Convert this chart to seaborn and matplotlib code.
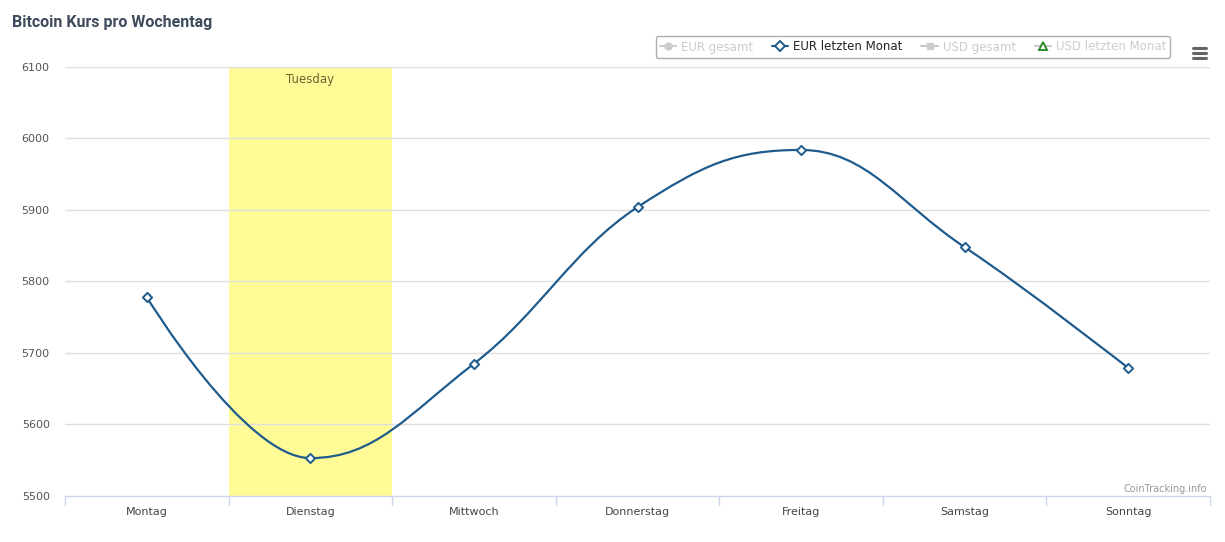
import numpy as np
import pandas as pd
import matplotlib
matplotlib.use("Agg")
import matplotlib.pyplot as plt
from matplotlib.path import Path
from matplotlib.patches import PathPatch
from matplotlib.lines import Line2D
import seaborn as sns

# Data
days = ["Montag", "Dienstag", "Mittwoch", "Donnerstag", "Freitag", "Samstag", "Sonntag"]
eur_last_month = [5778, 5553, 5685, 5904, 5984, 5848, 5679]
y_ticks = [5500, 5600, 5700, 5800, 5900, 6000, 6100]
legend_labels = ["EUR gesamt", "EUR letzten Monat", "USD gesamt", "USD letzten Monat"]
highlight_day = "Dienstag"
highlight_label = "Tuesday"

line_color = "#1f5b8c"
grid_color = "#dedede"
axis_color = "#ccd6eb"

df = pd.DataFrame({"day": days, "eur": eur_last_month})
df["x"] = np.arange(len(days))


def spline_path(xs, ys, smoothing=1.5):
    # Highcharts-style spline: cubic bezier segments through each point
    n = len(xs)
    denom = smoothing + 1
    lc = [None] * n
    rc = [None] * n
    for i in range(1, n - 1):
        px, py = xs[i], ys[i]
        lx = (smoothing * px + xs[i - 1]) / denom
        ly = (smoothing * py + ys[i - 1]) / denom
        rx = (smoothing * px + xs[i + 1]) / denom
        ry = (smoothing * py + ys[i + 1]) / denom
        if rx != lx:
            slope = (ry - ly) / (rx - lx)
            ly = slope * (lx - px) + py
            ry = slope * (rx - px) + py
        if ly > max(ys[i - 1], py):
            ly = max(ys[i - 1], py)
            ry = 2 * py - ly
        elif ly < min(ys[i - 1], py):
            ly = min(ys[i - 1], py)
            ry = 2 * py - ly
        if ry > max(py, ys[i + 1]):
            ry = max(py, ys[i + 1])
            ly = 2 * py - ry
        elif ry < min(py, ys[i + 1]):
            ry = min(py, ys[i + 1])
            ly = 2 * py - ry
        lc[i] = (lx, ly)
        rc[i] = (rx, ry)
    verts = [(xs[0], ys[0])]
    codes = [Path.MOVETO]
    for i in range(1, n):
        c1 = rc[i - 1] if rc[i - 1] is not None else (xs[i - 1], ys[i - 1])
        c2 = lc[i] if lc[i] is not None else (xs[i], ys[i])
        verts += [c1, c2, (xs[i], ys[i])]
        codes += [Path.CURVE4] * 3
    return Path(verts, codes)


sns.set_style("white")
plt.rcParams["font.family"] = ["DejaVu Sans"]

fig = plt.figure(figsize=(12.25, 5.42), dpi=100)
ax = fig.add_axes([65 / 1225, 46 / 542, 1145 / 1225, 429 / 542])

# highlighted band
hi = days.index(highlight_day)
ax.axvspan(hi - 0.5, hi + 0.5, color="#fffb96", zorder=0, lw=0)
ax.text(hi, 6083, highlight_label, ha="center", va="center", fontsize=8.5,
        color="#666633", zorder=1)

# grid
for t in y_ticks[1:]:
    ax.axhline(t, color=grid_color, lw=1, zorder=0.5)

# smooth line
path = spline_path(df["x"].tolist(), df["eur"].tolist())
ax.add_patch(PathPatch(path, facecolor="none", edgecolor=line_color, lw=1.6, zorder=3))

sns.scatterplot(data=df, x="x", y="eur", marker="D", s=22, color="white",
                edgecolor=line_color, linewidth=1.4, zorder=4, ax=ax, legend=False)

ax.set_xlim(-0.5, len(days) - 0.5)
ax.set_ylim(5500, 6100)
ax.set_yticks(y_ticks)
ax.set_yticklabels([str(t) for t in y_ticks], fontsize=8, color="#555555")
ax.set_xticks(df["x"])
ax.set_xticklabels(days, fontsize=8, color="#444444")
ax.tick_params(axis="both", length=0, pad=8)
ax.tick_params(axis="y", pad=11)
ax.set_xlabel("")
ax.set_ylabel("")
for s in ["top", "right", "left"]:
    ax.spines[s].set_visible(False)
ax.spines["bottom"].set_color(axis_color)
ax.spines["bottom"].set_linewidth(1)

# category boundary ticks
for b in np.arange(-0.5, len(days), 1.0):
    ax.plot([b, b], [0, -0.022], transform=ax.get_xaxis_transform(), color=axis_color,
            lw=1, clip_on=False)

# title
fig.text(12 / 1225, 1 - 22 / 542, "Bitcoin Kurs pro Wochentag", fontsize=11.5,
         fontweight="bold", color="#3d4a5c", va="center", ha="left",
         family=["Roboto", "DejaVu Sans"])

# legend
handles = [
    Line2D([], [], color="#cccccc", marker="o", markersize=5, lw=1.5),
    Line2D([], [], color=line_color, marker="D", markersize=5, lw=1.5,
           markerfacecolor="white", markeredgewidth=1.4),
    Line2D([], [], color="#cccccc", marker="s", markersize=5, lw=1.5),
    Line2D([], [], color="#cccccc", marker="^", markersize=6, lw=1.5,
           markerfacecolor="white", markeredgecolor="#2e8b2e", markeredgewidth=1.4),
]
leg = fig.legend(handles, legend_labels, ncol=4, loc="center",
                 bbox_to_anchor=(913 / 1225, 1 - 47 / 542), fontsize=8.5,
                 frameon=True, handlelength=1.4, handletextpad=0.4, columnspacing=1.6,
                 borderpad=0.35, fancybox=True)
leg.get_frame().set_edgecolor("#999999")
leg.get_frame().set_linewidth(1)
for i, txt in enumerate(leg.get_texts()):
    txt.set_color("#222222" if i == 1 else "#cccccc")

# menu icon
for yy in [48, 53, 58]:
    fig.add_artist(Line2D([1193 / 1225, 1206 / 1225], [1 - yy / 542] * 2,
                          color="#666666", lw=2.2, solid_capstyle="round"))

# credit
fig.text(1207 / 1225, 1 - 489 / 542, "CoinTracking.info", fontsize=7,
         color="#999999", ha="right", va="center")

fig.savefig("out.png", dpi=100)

■ TASK PROMPT: Set down again, exactly, the lines of the material above from its first line to the one with "import seaborn as sns", inclusive. Leave the pictures out.

■ FULL OUTPUT:
Convert this chart to seaborn and matplotlib code.
import numpy as np
import pandas as pd
import matplotlib
matplotlib.use("Agg")
import matplotlib.pyplot as plt
from matplotlib.path import Path
from matplotlib.patches import PathPatch
from matplotlib.lines import Line2D
import seaborn as sns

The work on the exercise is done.